> **To be done**
Can you set down, exactly as they appear below, the lines from the opening of the material through the one bearing "import plotly.graph_objects as go", minus the pictures?

> **Provided material**
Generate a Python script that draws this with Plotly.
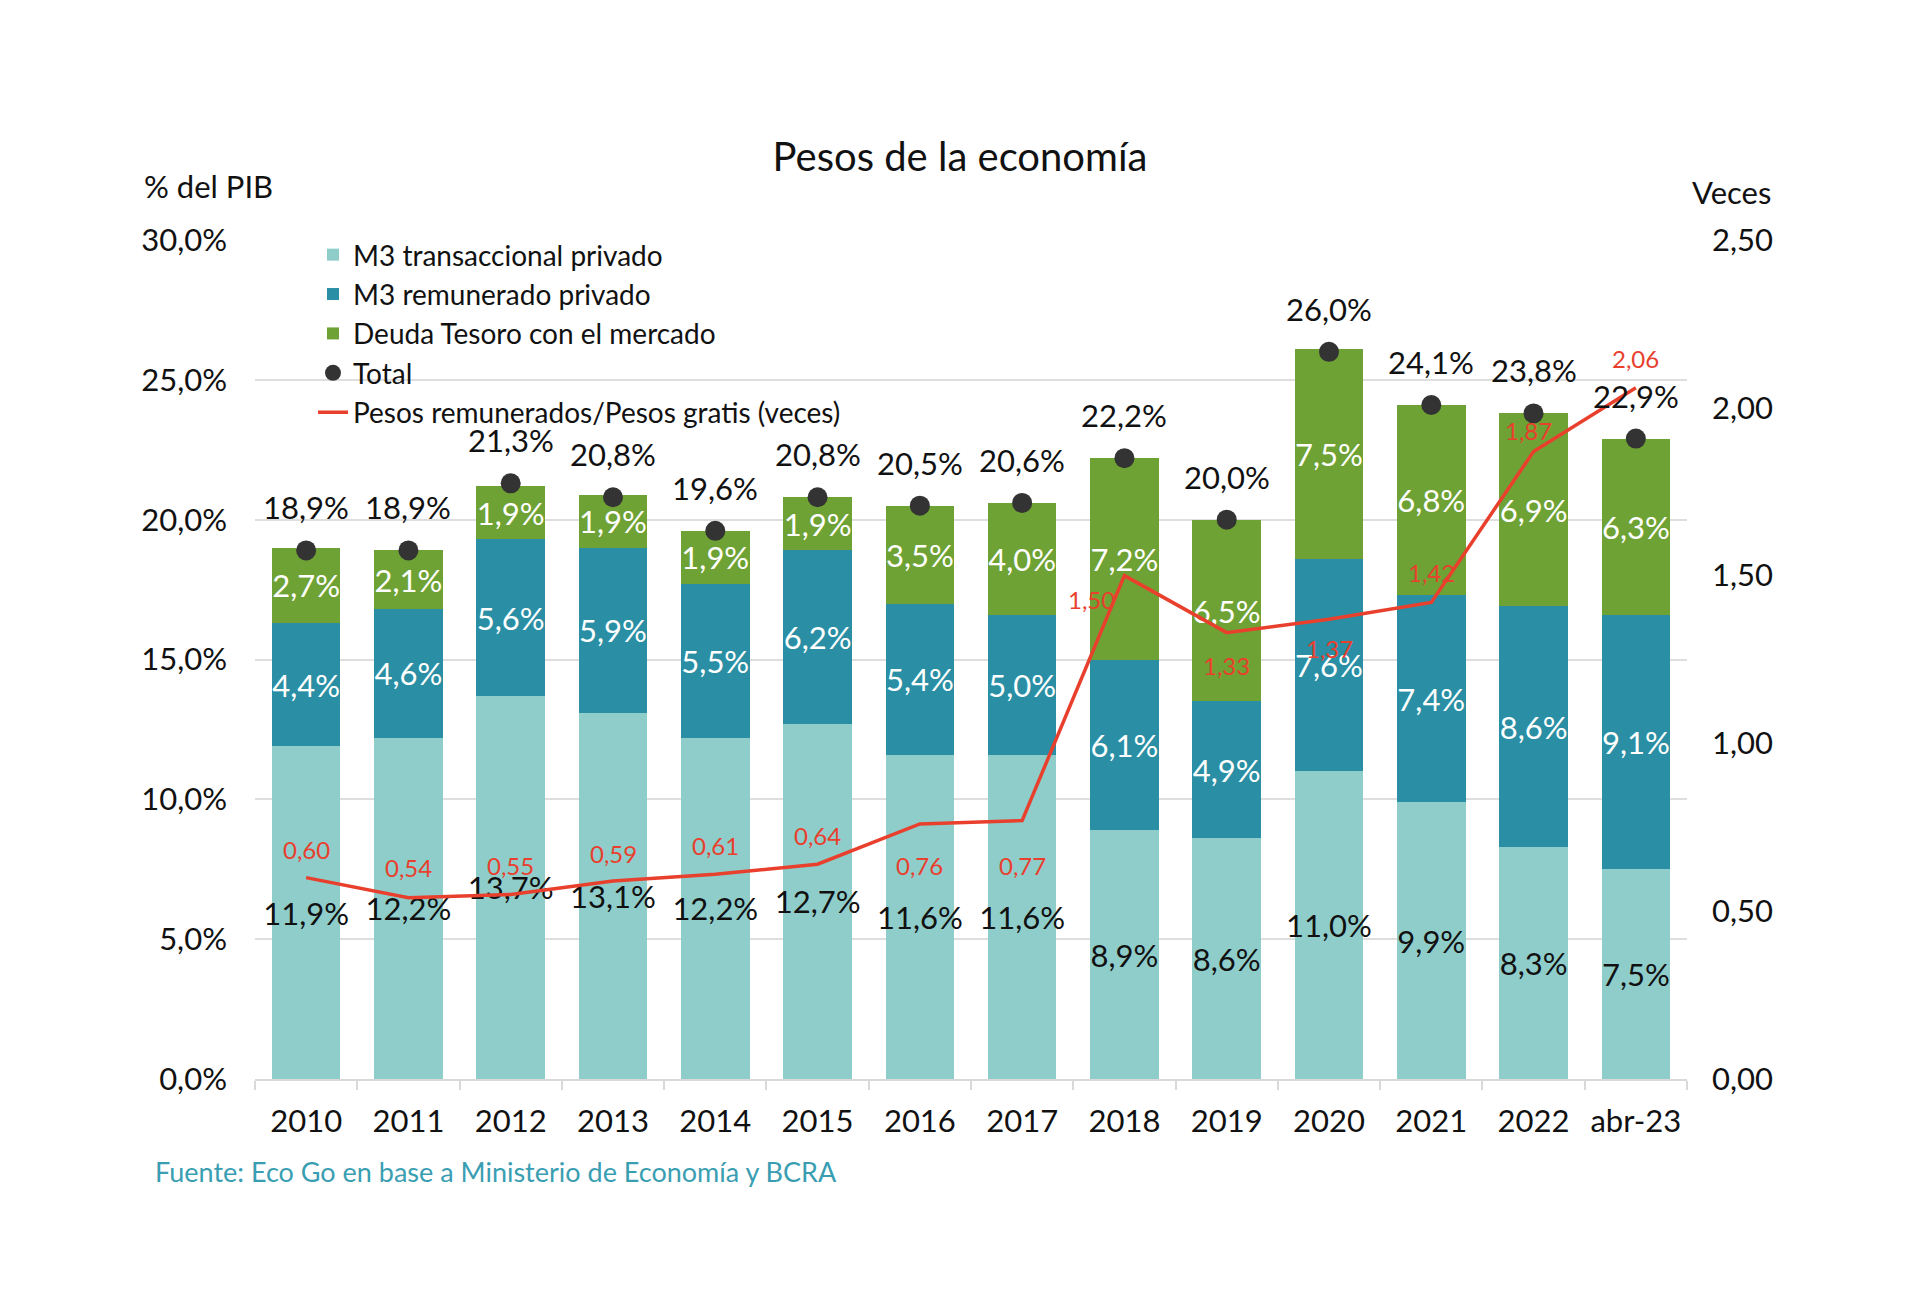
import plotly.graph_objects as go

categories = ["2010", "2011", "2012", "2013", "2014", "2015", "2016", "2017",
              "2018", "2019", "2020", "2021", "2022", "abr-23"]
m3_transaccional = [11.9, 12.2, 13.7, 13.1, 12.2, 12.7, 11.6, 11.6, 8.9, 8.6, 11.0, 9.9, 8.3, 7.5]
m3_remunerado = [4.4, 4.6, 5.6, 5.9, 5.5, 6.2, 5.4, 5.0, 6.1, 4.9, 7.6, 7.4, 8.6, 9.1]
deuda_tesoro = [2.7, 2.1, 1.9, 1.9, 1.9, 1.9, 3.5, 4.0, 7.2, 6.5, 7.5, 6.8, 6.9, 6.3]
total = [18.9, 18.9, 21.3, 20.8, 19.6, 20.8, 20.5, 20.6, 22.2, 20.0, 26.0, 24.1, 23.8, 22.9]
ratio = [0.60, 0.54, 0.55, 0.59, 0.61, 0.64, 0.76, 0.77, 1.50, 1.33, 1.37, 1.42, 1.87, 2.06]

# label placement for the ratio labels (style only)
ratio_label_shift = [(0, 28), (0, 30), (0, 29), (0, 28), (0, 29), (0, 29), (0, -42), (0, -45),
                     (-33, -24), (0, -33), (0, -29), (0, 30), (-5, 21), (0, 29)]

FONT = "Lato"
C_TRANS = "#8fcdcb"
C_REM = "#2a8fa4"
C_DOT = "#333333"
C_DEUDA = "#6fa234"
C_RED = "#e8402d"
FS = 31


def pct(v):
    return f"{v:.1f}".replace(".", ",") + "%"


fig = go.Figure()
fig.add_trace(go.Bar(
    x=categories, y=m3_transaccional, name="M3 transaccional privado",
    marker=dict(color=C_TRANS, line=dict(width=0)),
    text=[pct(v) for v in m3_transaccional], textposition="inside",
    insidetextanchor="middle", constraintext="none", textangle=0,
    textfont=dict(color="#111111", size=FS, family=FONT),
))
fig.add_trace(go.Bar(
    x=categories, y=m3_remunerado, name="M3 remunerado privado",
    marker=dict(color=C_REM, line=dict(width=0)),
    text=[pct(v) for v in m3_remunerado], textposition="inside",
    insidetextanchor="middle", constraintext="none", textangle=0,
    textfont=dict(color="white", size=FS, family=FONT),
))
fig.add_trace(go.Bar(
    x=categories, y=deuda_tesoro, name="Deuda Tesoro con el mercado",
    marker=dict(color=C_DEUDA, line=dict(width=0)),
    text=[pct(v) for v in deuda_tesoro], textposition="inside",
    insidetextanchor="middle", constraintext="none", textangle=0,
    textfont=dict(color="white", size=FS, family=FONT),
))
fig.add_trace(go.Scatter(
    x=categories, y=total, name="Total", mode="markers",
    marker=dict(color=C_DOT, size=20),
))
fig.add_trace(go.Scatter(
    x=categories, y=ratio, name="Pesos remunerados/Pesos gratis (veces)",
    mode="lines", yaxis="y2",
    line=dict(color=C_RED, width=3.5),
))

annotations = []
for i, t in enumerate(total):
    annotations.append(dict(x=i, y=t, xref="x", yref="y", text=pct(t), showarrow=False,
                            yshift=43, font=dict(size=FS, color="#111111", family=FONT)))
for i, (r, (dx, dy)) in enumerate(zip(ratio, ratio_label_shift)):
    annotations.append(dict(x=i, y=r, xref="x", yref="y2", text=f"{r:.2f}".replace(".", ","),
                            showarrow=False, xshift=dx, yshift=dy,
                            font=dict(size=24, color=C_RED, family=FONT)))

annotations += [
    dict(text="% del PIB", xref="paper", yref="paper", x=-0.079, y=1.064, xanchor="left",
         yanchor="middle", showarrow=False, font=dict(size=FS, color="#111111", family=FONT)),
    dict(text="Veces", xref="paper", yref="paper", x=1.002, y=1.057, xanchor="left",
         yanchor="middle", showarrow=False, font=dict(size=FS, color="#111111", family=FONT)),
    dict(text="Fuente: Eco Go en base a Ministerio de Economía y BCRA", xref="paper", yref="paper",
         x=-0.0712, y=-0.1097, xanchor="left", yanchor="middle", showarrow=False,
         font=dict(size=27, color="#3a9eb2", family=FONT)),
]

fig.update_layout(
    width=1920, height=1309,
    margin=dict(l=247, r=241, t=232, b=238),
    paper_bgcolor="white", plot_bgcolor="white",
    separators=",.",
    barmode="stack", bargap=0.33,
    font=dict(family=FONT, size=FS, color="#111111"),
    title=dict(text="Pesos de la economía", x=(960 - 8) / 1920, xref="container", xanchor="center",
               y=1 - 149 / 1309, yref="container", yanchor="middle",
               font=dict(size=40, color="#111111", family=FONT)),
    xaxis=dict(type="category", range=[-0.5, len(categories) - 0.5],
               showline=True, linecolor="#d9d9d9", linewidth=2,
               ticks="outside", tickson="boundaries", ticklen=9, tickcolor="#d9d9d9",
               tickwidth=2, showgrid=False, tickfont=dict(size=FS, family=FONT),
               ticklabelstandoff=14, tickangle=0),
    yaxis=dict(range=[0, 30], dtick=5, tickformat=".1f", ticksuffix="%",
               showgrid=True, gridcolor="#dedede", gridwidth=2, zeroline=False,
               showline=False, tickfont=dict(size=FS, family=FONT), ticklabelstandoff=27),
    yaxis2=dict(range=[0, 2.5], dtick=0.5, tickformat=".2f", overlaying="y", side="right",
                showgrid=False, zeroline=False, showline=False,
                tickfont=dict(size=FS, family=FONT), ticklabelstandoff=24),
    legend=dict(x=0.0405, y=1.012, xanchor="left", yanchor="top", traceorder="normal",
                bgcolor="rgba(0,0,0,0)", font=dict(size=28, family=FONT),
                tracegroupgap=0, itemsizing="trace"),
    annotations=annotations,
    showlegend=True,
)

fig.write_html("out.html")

> **Expected answer**
Generate a Python script that draws this with Plotly.
import plotly.graph_objects as go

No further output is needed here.